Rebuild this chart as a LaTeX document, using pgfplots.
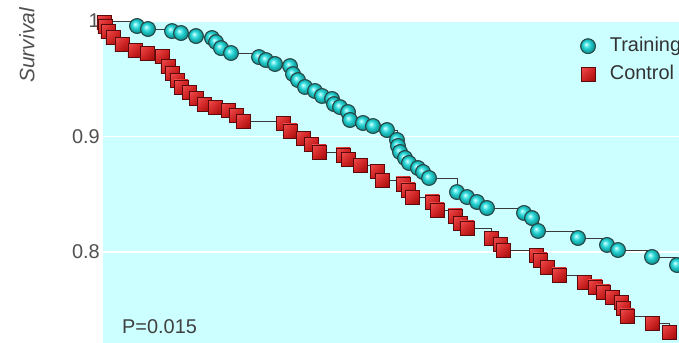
\documentclass[border=0pt]{standalone}
\usepackage{pgfplots}
\pgfplotsset{compat=1.18}
\usepackage{pgfplotstable}
\usetikzlibrary{shadings}
\usepackage{fontspec}
\setmainfont{Liberation Sans}

\definecolor{panel}{HTML}{CCFFFF}
\definecolor{stepline}{HTML}{3A3A3A}
\definecolor{labelgray}{HTML}{505050}
\definecolor{cyanhi}{HTML}{E6FFFF}
\definecolor{cyanlight}{HTML}{80F2F2}
\definecolor{cyanmid}{HTML}{24CFCF}
\definecolor{cyandark}{HTML}{0C8A8A}
\definecolor{cyanedge}{HTML}{1E4E4E}
\definecolor{sqmid}{HTML}{D42020}
\definecolor{sqlight}{HTML}{F05050}
\definecolor{sqdark}{HTML}{A00C0C}
\definecolor{sqedge}{HTML}{5A0A0A}

% sphere shading with the highlight up and to the left
\pgfdeclareradialshading{cyansphere}{\pgfpoint{-7bp}{7bp}}{%
  color(0bp)=(cyanhi); color(5bp)=(cyanlight); color(13bp)=(cyanmid);
  color(27bp)=(cyandark); color(50bp)=(cyandark)}

% shaded sphere with a thin dark rim; all lengths carry units, so they
% stay in canvas space inside the axis
\pgfdeclareplotmark{tdisc}{%
  \shade[shading=cyansphere] (0pt,0pt) circle [radius=\the\pgfplotmarksize];
  \draw[cyanedge, line width=0.6bp] (0pt,0pt) circle [radius=\the\pgfplotmarksize];
}
% shaded square with a dark rim
\pgfdeclareplotmark{csquare}{%
  \shade[upper left=sqlight, upper right=sqmid, lower left=sqmid, lower right=sqdark]
    (-\pgfplotmarksize,-\pgfplotmarksize) rectangle (\pgfplotmarksize,\pgfplotmarksize);
  \draw[sqedge, line width=0.6bp]
    (-\pgfplotmarksize,-\pgfplotmarksize) rectangle (\pgfplotmarksize,\pgfplotmarksize);
}

% Kaplan-Meier estimates: time (plot units) and survival
\pgfplotstableread{
x v
103 1.0
137 0.9957
148 0.9931
172 0.9913
181 0.9896
196 0.9870
212 0.9853
216 0.9818
221 0.9766
231 0.9723
259 0.9688
266 0.9662
275 0.9628
290 0.9610
293 0.9541
298 0.9489
305 0.9429
315 0.9394
322 0.9351
332 0.9325
334 0.9281
340 0.9255
348 0.9212
350 0.9143
363 0.9117
373 0.9091
387 0.9056
397 0.8970
398 0.8918
400 0.8866
405 0.8814
409 0.8771
418 0.8727
423 0.8693
429 0.8641
457 0.8519
467 0.8476
477 0.8433
487 0.8381
524 0.8338
532 0.8294
538 0.8182
578 0.8121
607 0.8061
618 0.8017
652 0.7957
677 0.7887
}\training

\pgfplotstableread{
x v
103 1.0
104 0.9991
105 0.9957
108 0.9913
113 0.9861
122 0.9801
135 0.9749
147 0.9723
162 0.9697
168 0.9610
172 0.9550
177 0.9489
181 0.9429
189 0.9385
196 0.9333
204 0.9281
215 0.9255
228 0.9229
236 0.9186
243 0.9134
283 0.9117
290 0.9048
303 0.8987
311 0.8935
319 0.8866
343 0.8840
348 0.8805
360 0.8753
377 0.8701
382 0.8623
403 0.8589
408 0.8537
412 0.8476
432 0.8433
437 0.8364
455 0.8312
460 0.8251
467 0.8208
491 0.8121
500 0.8069
503 0.8017
536 0.7974
540 0.7931
547 0.7870
559 0.7801
584 0.7740
595 0.7697
603 0.7654
612 0.7610
621 0.7567
623 0.7515
627 0.7446
652 0.7385
669 0.7307
}\control

\begin{document}
\begin{tikzpicture}
\begin{axis}[
  scale only axis,
  width=576bp, height=323bp,
  xmin=103, xmax=679,
  ymin=0.7212, ymax=1.0009,
  clip=false,
  axis line style={draw=none},
  axis background/.style={fill=panel},
  major tick length=0pt,
  xtick=\empty,
  ytick={0.8,0.9,1},
  ymajorgrids,
  grid style={white, line width=1.6bp},
  /pgf/number format/assume math mode=true,
  yticklabel style={font=\fontsize{20}{23}\selectfont, text=labelgray, inner sep=3bp},
  ylabel={Survival},
  every axis y label/.style={at={(rel axis cs:0,1)}, xshift=-76bp, yshift=12bp,
    rotate=90, anchor=east, inner sep=0pt,
    font=\fontsize{21}{24}\selectfont\itshape, text=labelgray},
  legend style={draw=none, fill=none, at={(axis cs:580,0.9862)}, anchor=north west,
    font=\fontsize{20}{23}\selectfont, text=black!80, row sep=10bp, inner sep=0pt,
    nodes={inner xsep=2bp, inner ysep=0pt, text height=14bp, text depth=4bp},
    /tikz/every odd column/.style={column sep=12bp}},
  legend cell align=left,
  legend image code/.code={\draw[#1, only marks, mark phase=1]
    plot coordinates {(8bp,0bp)};},
]
% step curves, a mark at every event (the starting point carries none)
\addplot[const plot, stepline, line width=0.9bp, mark=tdisc, mark size=7.4bp,
  mark phase=2, mark options={solid}] table[x=x, y=v] {\training};
\addlegendentry{Training}
\addplot[const plot, stepline, line width=0.9bp, mark=csquare, mark size=7bp,
  mark phase=2, mark options={solid}] table[x=x, y=v] {\control};
\addlegendentry{Control}
\node[anchor=west, inner sep=0pt, text=black!75, font=\fontsize{20}{23}\selectfont]
  at (axis cs:122,0.7351) {P=0.015};
\end{axis}
\pgfresetboundingbox
\path ([xshift=-103bp]current axis.south west) rectangle ([yshift=20bp]current axis.north east);
\end{tikzpicture}
\end{document}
+++
__Work to do__. Could you repeat all of the material exactly? Pictures should not be copied.

__Result of this task__.
Rebuild this chart as a LaTeX document, using pgfplots.
\documentclass[border=0pt]{standalone}
\usepackage{pgfplots}
\pgfplotsset{compat=1.18}
\usepackage{pgfplotstable}
\usetikzlibrary{shadings}
\usepackage{fontspec}
\setmainfont{Liberation Sans}

\definecolor{panel}{HTML}{CCFFFF}
\definecolor{stepline}{HTML}{3A3A3A}
\definecolor{labelgray}{HTML}{505050}
\definecolor{cyanhi}{HTML}{E6FFFF}
\definecolor{cyanlight}{HTML}{80F2F2}
\definecolor{cyanmid}{HTML}{24CFCF}
\definecolor{cyandark}{HTML}{0C8A8A}
\definecolor{cyanedge}{HTML}{1E4E4E}
\definecolor{sqmid}{HTML}{D42020}
\definecolor{sqlight}{HTML}{F05050}
\definecolor{sqdark}{HTML}{A00C0C}
\definecolor{sqedge}{HTML}{5A0A0A}

% sphere shading with the highlight up and to the left
\pgfdeclareradialshading{cyansphere}{\pgfpoint{-7bp}{7bp}}{%
  color(0bp)=(cyanhi); color(5bp)=(cyanlight); color(13bp)=(cyanmid);
  color(27bp)=(cyandark); color(50bp)=(cyandark)}

% shaded sphere with a thin dark rim; all lengths carry units, so they
% stay in canvas space inside the axis
\pgfdeclareplotmark{tdisc}{%
  \shade[shading=cyansphere] (0pt,0pt) circle [radius=\the\pgfplotmarksize];
  \draw[cyanedge, line width=0.6bp] (0pt,0pt) circle [radius=\the\pgfplotmarksize];
}
% shaded square with a dark rim
\pgfdeclareplotmark{csquare}{%
  \shade[upper left=sqlight, upper right=sqmid, lower left=sqmid, lower right=sqdark]
    (-\pgfplotmarksize,-\pgfplotmarksize) rectangle (\pgfplotmarksize,\pgfplotmarksize);
  \draw[sqedge, line width=0.6bp]
    (-\pgfplotmarksize,-\pgfplotmarksize) rectangle (\pgfplotmarksize,\pgfplotmarksize);
}

% Kaplan-Meier estimates: time (plot units) and survival
\pgfplotstableread{
x v
103 1.0
137 0.9957
148 0.9931
172 0.9913
181 0.9896
196 0.9870
212 0.9853
216 0.9818
221 0.9766
231 0.9723
259 0.9688
266 0.9662
275 0.9628
290 0.9610
293 0.9541
298 0.9489
305 0.9429
315 0.9394
322 0.9351
332 0.9325
334 0.9281
340 0.9255
348 0.9212
350 0.9143
363 0.9117
373 0.9091
387 0.9056
397 0.8970
398 0.8918
400 0.8866
405 0.8814
409 0.8771
418 0.8727
423 0.8693
429 0.8641
457 0.8519
467 0.8476
477 0.8433
487 0.8381
524 0.8338
532 0.8294
538 0.8182
578 0.8121
607 0.8061
618 0.8017
652 0.7957
677 0.7887
}\training

\pgfplotstableread{
x v
103 1.0
104 0.9991
105 0.9957
108 0.9913
113 0.9861
122 0.9801
135 0.9749
147 0.9723
162 0.9697
168 0.9610
172 0.9550
177 0.9489
181 0.9429
189 0.9385
196 0.9333
204 0.9281
215 0.9255
228 0.9229
236 0.9186
243 0.9134
283 0.9117
290 0.9048
303 0.8987
311 0.8935
319 0.8866
343 0.8840
348 0.8805
360 0.8753
377 0.8701
382 0.8623
403 0.8589
408 0.8537
412 0.8476
432 0.8433
437 0.8364
455 0.8312
460 0.8251
467 0.8208
491 0.8121
500 0.8069
503 0.8017
536 0.7974
540 0.7931
547 0.7870
559 0.7801
584 0.7740
595 0.7697
603 0.7654
612 0.7610
621 0.7567
623 0.7515
627 0.7446
652 0.7385
669 0.7307
}\control

\begin{document}
\begin{tikzpicture}
\begin{axis}[
  scale only axis,
  width=576bp, height=323bp,
  xmin=103, xmax=679,
  ymin=0.7212, ymax=1.0009,
  clip=false,
  axis line style={draw=none},
  axis background/.style={fill=panel},
  major tick length=0pt,
  xtick=\empty,
  ytick={0.8,0.9,1},
  ymajorgrids,
  grid style={white, line width=1.6bp},
  /pgf/number format/assume math mode=true,
  yticklabel style={font=\fontsize{20}{23}\selectfont, text=labelgray, inner sep=3bp},
  ylabel={Survival},
  every axis y label/.style={at={(rel axis cs:0,1)}, xshift=-76bp, yshift=12bp,
    rotate=90, anchor=east, inner sep=0pt,
    font=\fontsize{21}{24}\selectfont\itshape, text=labelgray},
  legend style={draw=none, fill=none, at={(axis cs:580,0.9862)}, anchor=north west,
    font=\fontsize{20}{23}\selectfont, text=black!80, row sep=10bp, inner sep=0pt,
    nodes={inner xsep=2bp, inner ysep=0pt, text height=14bp, text depth=4bp},
    /tikz/every odd column/.style={column sep=12bp}},
  legend cell align=left,
  legend image code/.code={\draw[#1, only marks, mark phase=1]
    plot coordinates {(8bp,0bp)};},
]
% step curves, a mark at every event (the starting point carries none)
\addplot[const plot, stepline, line width=0.9bp, mark=tdisc, mark size=7.4bp,
  mark phase=2, mark options={solid}] table[x=x, y=v] {\training};
\addlegendentry{Training}
\addplot[const plot, stepline, line width=0.9bp, mark=csquare, mark size=7bp,
  mark phase=2, mark options={solid}] table[x=x, y=v] {\control};
\addlegendentry{Control}
\node[anchor=west, inner sep=0pt, text=black!75, font=\fontsize{20}{23}\selectfont]
  at (axis cs:122,0.7351) {P=0.015};
\end{axis}
\pgfresetboundingbox
\path ([xshift=-103bp]current axis.south west) rectangle ([yshift=20bp]current axis.north east);
\end{tikzpicture}
\end{document}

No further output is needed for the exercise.